December 31 2016 08:42AM
Over the past few years, Nazem Kadri has been one of the best players in the NHL at drawing penalties. This was widely talked about among hockey's analytics community for a while, but last year the idea really seemed to break through, as it became a topic of conversation in far more mainstream sources, including TSN and Sportsnet's national broadcasts. It seemed like Kadri was finally getting credit for an under-rated skill that he was very good at.
But this year that ability has largely dried up. Many nights it's seemed like opposition players are able to get away with murder against Kadri without the Leafs being awarded a powerplay. So what's happened? And how steep has the drop-off been, really?
Nazem Kadri's penalty drawing ability has had significant value in previous seasons. One attempt to put a specific number on that value estimated that he provided the Leafs with 3.25 extra goals in 2014/15 just from his penalty drawing ability. That might not sound like much, but that's worth about one point in the standings, and that's just from penalty drawing alone; it doesn't take into account any other value he adds.

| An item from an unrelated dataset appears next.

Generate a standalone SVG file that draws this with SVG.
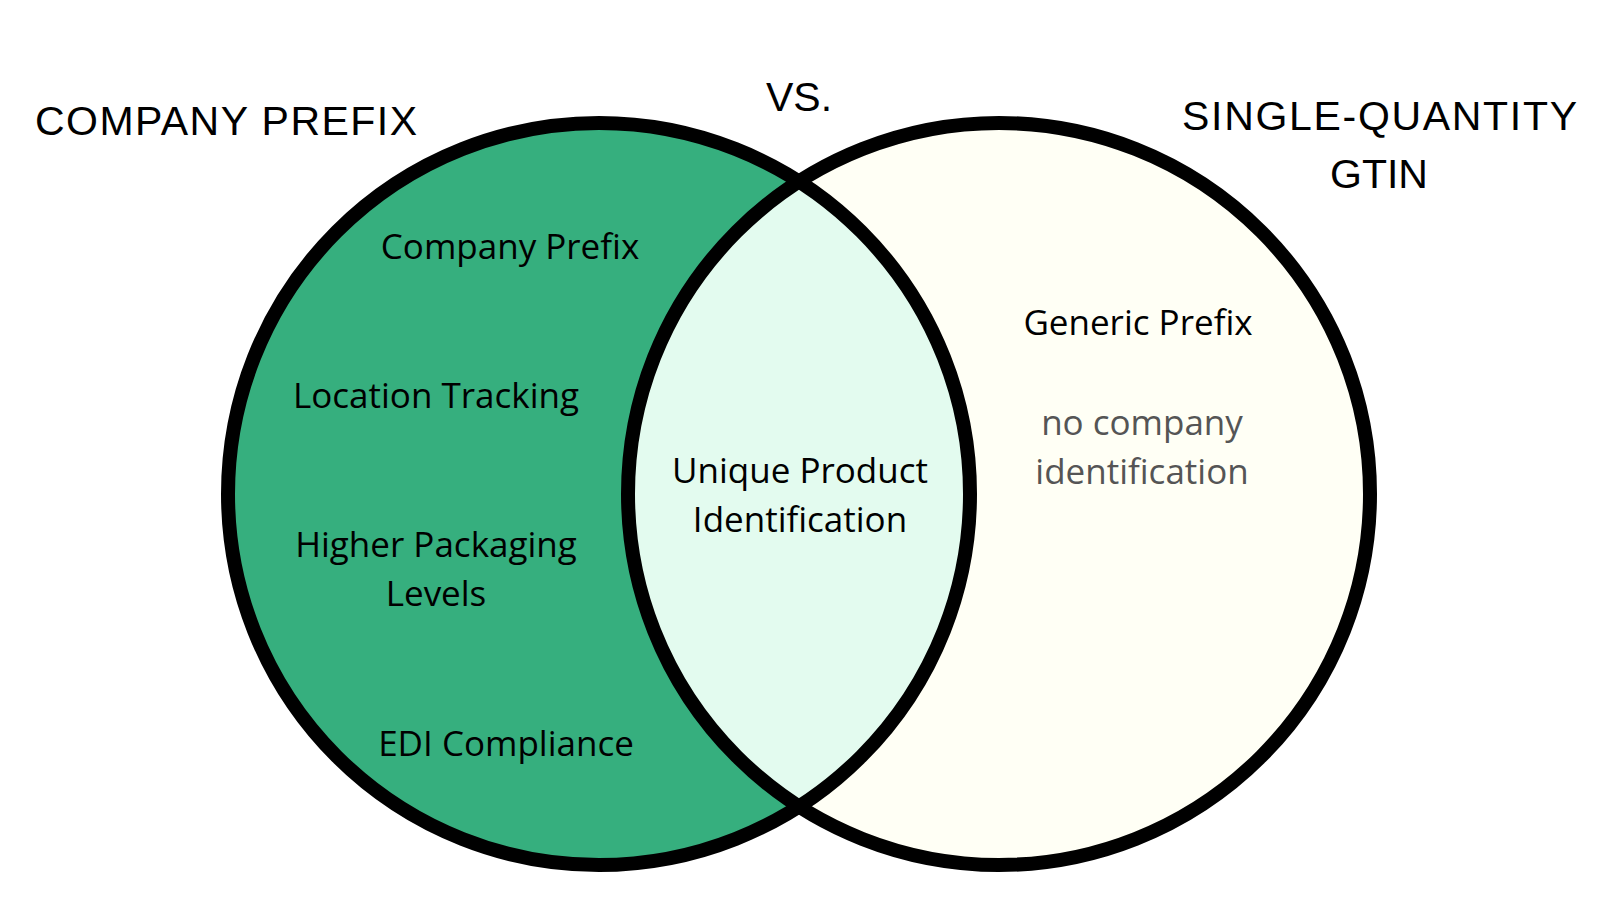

Kadri's ability in this regard has consistently ranked him at or near the top of the NHL. Here are the top 20 players in terms of penalties drawn per 60 minutes of 5v5 play between 2013-14 and 2015-16:
Not only did Kadri rank at the top of the league, but he was way ahead of most of the pack. Only five other players even drew penalties 80% as frequently as Nazem over those three seasons, and by the end of the Top 20, we're already at players drawing penalties about 2/3 as often.
But there's another important element, which is penalty taking. After all, if the goal is to find out which players are giving their team the biggest advantage, you have to take out their own penalties and see who has the best differential. So here are the top 20 players by penalty differential over the same time period:
So Kadri falls down the list a bit to 7th, but this list starts to make way more sense than the one we saw above. Most of the players near the top of the first list also take a ton of penalties, so guys like Tom Wilson and Zac Rinaldo completely fall off the list when you look at differential instead of just penalties drawn. And now we're seeing the kinds of guys we'd expect, as the list is largely comprised of speedy, shifty players who you'd think would be good at this kind of thing.
But something changed this season. Let's compare Kadri's numbers this season to the previous three:
There are a few things going on here. The first is that Kadri has taken significantly more penalties the past two seasons; his rate of penalties taken at 5v5 more than doubled between 2014-15 and 2015-16, and that higher rate has continued this season.
The second important thing here is that Kadri's rate of penalty drawing has fallen dramatically. In fact, it's fallen nearly in half from last season, and it's nearly 1/3 lower than the year before that.
Because of this, Kadri has gone from one of the top players in the league in terms of penalty differential to being a net negative. While he had the 7th best penalty differential rate from 2013-14 to 2015-16, this year he's way down in 328th of the 555 players with at least 200 minutes of ice time this season, well in the bottom half of the league. That's a massive drop.
So how did Nazem Kadri go from being one of the league's best penalty drawers to being a net negative in penalty differential in such a short span of time?
The simplest explanation would be that his reputation has caught up with him. Kadri's been known as an embellisher for a while, and other teams have likely complained about it. And the league has called him on it as well. Last season he was cited by the NHL for diving on three occasions, and paid fines totalling $5,000.
It's even possible that all the attention paid to Kadri's penalty drawing has become a problem. Once it started to become more widely known that Kadri was drawing penalties at such an incredibly high rate, other teams may have been more likely to complain, and the NHL may have taken more notice as well.
Perhaps it's inevitable that for a player like Kadri, their reputation is eventually going to start causing problems. If that's true, we should see the same thing happen to the previous king of penalty drawing - Dustin Brown. Brown's penalty drawing ability has been widely remarked upon - see for example this article by Eric Tulsky. So we might expect to see Brown's penalty arc to mirror Kadri's, since it's far from a secret that Brown also embellishes. What does his career look like?
This doesn't really look like Kadri's arc. What it looks more like is a standard player aging curve: peak around ages 23-25, with a slow drop-off throughout the late 20s, followed by a sharp decline in the 30s. Aside from the lockout-shortened 2012-13 season, Dustin Brown remained one of the league's best penalty drawers for close to a decade. His penalty differential only really falls off as his level of play declines in general. It's also worth noting that Brown never sees the huge spike in penalties taken that Kadri has. While Brown's rate of penalty drawing has slowly fallen off, his rate of taking penalties has been remarkably consistent, even falling a bit over time.
Kadri, by contrast, is only 26. He's in the prime of his career, and is on-pace for a career high in goals and to match his previous best in points. He remains a positive player in terms of Corsi Rel despite being given much more difficult minutes this season. Kadri's still a valuable player who's other skills show no evidence of decline. It's just his penalty differential that's getting worse. It's clear that on some level the league has caught up with him, and he just isn't getting the calls he used to get. But penalty drawing is a repeatable skill, so there's no reason to believe Kadri's decline this year was inevitable.